Both will speak about the restructure and how it will work at the Investment Magazine Fiduciary Investors Symposium, coming to Victoria in November.
The fund is still recruiting for a third role – a head of portfolio strategy. All three will report directly to CIO Raphael Arndt.
The restructure came about after the federal government last year extended the fund’s accumulation phase timeline, creating a need for a larger investment team.
The Future Fund grew 10.7 per cent to $148.8 billion for the the year to September, after it was established in 2006 with capital contributions of $60.5 billion.
Norris says the restructure was aimed at increasing the size of the fund as efficiently as possible, without doubling the number of staff. It was also designed to foster a more cohesive culture while keeping the philosophy of “one team, one portfolio”.
“We’ve always tried to have all of the sector experts involved in making the portfolio decisions,” Norris says. “As the team grows, we’ve found that we think we can drive richer conversations amongst investment team members by pushing some of that decision-making further down into the organisation, instead of having to have every decision go all the way up to the investment committee.
“We can create better, more nuanced conversations…by creating a more integrated private markets discussion forum, and a more integrated public markets forum, and allowing that collaboration to happen more organically, closer to the coalface.”
Norris, George and the yet-to-be-recruited third deputy CIO will ensure the right conversations are happening across their teams, then bring conversations that have undergone deeper, more robust debate to the investment committee, she says.
The longer-term goal is to build a team of better investors that can speak the different languages of different specialties and engage in informed discussions about the relative value between sectors, she explains.
“That’s actually quite a challenge in practice,” Norris says. “We’ve got great sector specialists who really love their sectors and know how to find really good value opportunities.
“You’re taking people who are specialists in their asset classes and trying to encourage them to hold their peers accountable for putting enough of that other sector’s asset class into the joint portfolio, rather than just prioritising their own investment ideas.”
As an example, she says exposure to listed infrastructure and listed property should be considered in the context of what the opportunity sets are in the direct-investing universe for both of those asset classes.
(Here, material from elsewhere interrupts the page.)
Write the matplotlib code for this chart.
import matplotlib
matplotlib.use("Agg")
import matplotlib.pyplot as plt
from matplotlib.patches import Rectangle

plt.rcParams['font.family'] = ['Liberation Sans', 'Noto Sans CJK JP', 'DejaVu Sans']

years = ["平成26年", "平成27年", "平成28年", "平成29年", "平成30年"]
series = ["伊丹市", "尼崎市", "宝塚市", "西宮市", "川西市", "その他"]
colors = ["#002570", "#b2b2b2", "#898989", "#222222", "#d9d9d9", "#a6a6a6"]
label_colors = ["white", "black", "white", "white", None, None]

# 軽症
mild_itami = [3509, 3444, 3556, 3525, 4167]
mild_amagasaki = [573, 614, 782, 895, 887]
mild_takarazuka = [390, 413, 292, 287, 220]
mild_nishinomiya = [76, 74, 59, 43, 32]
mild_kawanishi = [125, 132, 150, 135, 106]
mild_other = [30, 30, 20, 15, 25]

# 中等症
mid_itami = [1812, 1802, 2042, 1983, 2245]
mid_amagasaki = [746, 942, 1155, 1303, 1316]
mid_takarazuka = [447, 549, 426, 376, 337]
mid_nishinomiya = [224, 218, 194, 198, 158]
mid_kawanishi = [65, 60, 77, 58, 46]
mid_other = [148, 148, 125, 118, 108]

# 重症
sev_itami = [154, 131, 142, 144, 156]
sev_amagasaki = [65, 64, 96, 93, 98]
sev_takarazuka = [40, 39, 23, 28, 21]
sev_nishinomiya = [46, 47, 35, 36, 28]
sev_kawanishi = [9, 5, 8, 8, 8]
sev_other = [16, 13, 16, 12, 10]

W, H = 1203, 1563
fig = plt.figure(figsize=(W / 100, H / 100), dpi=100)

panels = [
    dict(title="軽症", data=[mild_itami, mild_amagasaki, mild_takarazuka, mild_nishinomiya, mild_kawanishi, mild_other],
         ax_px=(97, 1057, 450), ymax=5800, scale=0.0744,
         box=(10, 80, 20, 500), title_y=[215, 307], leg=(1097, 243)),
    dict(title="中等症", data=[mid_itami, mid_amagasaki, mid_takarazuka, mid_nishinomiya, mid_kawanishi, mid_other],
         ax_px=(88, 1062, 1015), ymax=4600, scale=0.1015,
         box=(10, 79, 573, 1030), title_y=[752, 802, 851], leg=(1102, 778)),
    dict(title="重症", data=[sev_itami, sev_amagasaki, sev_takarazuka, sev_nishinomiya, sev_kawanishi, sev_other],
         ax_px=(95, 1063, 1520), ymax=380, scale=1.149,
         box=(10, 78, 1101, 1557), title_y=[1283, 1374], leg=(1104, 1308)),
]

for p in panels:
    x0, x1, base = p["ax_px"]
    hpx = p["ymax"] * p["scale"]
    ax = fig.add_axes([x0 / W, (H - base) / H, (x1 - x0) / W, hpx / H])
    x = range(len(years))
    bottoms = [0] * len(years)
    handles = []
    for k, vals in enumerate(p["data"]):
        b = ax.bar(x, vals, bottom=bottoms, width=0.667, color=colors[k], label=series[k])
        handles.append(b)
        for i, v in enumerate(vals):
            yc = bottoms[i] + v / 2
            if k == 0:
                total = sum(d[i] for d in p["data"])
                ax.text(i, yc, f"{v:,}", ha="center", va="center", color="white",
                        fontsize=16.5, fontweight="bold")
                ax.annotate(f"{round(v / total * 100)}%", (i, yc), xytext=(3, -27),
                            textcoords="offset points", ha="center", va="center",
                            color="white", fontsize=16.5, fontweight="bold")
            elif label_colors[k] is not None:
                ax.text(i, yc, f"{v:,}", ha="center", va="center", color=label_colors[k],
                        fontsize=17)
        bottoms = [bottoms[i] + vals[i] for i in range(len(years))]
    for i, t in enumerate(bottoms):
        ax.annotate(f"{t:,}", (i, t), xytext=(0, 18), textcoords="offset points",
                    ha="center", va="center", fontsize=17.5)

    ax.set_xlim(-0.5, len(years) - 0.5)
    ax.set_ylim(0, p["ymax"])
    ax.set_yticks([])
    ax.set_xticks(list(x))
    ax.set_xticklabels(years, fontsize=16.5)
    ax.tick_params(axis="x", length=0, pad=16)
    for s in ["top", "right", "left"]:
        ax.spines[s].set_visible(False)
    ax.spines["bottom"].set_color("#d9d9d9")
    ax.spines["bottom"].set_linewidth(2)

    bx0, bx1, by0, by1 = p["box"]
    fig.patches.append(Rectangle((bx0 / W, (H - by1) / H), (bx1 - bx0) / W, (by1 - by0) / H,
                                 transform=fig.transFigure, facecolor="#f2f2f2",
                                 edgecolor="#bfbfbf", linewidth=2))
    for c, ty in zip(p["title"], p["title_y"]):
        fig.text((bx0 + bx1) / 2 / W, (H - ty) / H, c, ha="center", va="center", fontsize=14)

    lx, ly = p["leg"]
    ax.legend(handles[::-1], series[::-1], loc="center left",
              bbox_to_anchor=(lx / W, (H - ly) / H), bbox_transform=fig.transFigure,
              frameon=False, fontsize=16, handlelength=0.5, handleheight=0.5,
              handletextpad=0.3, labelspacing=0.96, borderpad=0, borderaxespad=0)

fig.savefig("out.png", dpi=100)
Previously, the head of property was responsible for direct investment in property and real estate investment trusts, and there was a similar arrangement for another team responsible for listed and unlisted infrastructure. Now a new team is responsible for listed tangibles.
“We’re trying to create that richer conversation about the relative value, not just between property in its listed and unlisted forms, but between listed property and equities and also between listed property and listed infrastructure, as well as between listed infrastructure and unlisted infrastructure.”
Wendy Norris and David George will speak at the Fiduciary Investors Symposium in the Yarra Valley, from November 19-21.